PROBLEM REQUIREMENTS: For the copy, please give all of the data again exactly and leave the pictures out.
======== DATASET EXCERPT ========
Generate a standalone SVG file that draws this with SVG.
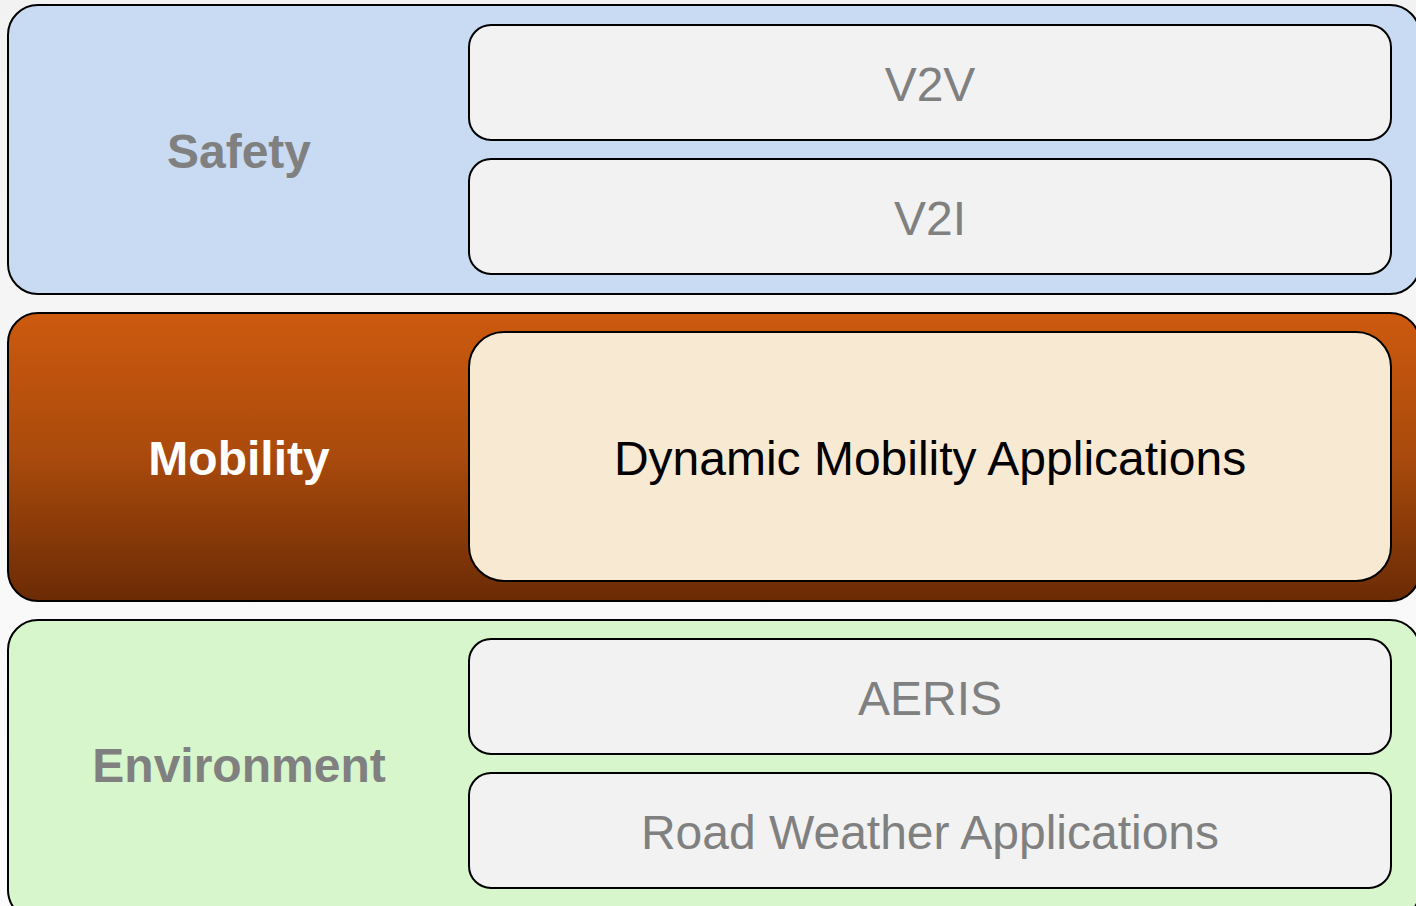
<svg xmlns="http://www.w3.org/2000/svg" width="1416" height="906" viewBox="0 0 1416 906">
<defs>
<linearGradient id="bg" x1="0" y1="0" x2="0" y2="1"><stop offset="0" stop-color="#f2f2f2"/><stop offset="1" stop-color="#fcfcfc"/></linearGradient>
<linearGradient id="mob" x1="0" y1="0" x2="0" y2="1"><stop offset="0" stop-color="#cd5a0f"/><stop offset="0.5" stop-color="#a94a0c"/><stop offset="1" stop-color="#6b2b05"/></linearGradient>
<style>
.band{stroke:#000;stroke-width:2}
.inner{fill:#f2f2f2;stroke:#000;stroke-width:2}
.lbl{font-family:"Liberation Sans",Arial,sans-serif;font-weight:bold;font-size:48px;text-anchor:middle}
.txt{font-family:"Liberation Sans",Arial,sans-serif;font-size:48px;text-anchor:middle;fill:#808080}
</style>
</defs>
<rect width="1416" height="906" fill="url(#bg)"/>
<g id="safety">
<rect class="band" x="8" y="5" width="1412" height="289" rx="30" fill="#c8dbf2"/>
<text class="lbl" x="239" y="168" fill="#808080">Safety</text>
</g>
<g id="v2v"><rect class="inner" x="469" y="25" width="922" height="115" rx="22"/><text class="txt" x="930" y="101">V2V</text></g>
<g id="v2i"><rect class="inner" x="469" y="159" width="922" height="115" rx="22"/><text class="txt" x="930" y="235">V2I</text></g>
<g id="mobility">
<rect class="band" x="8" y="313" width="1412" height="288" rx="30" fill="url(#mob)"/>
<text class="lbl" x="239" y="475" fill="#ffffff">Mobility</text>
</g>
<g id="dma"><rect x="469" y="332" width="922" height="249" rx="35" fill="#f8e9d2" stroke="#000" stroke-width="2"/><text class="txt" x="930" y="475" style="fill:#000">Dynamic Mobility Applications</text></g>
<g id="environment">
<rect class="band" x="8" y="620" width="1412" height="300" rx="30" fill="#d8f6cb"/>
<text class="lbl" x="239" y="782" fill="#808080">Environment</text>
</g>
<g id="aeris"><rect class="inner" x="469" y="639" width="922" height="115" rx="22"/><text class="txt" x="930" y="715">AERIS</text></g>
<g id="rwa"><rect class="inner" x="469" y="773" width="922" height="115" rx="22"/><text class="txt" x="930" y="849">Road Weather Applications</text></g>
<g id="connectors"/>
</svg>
========
OUTPUT BELOW:
Generate a standalone SVG file that draws this with SVG.
<svg xmlns="http://www.w3.org/2000/svg" width="1416" height="906" viewBox="0 0 1416 906">
<defs>
<linearGradient id="bg" x1="0" y1="0" x2="0" y2="1"><stop offset="0" stop-color="#f2f2f2"/><stop offset="1" stop-color="#fcfcfc"/></linearGradient>
<linearGradient id="mob" x1="0" y1="0" x2="0" y2="1"><stop offset="0" stop-color="#cd5a0f"/><stop offset="0.5" stop-color="#a94a0c"/><stop offset="1" stop-color="#6b2b05"/></linearGradient>
<style>
.band{stroke:#000;stroke-width:2}
.inner{fill:#f2f2f2;stroke:#000;stroke-width:2}
.lbl{font-family:"Liberation Sans",Arial,sans-serif;font-weight:bold;font-size:48px;text-anchor:middle}
.txt{font-family:"Liberation Sans",Arial,sans-serif;font-size:48px;text-anchor:middle;fill:#808080}
</style>
</defs>
<rect width="1416" height="906" fill="url(#bg)"/>
<g id="safety">
<rect class="band" x="8" y="5" width="1412" height="289" rx="30" fill="#c8dbf2"/>
<text class="lbl" x="239" y="168" fill="#808080">Safety</text>
</g>
<g id="v2v"><rect class="inner" x="469" y="25" width="922" height="115" rx="22"/><text class="txt" x="930" y="101">V2V</text></g>
<g id="v2i"><rect class="inner" x="469" y="159" width="922" height="115" rx="22"/><text class="txt" x="930" y="235">V2I</text></g>
<g id="mobility">
<rect class="band" x="8" y="313" width="1412" height="288" rx="30" fill="url(#mob)"/>
<text class="lbl" x="239" y="475" fill="#ffffff">Mobility</text>
</g>
<g id="dma"><rect x="469" y="332" width="922" height="249" rx="35" fill="#f8e9d2" stroke="#000" stroke-width="2"/><text class="txt" x="930" y="475" style="fill:#000">Dynamic Mobility Applications</text></g>
<g id="environment">
<rect class="band" x="8" y="620" width="1412" height="300" rx="30" fill="#d8f6cb"/>
<text class="lbl" x="239" y="782" fill="#808080">Environment</text>
</g>
<g id="aeris"><rect class="inner" x="469" y="639" width="922" height="115" rx="22"/><text class="txt" x="930" y="715">AERIS</text></g>
<g id="rwa"><rect class="inner" x="469" y="773" width="922" height="115" rx="22"/><text class="txt" x="930" y="849">Road Weather Applications</text></g>
<g id="connectors"/>
</svg>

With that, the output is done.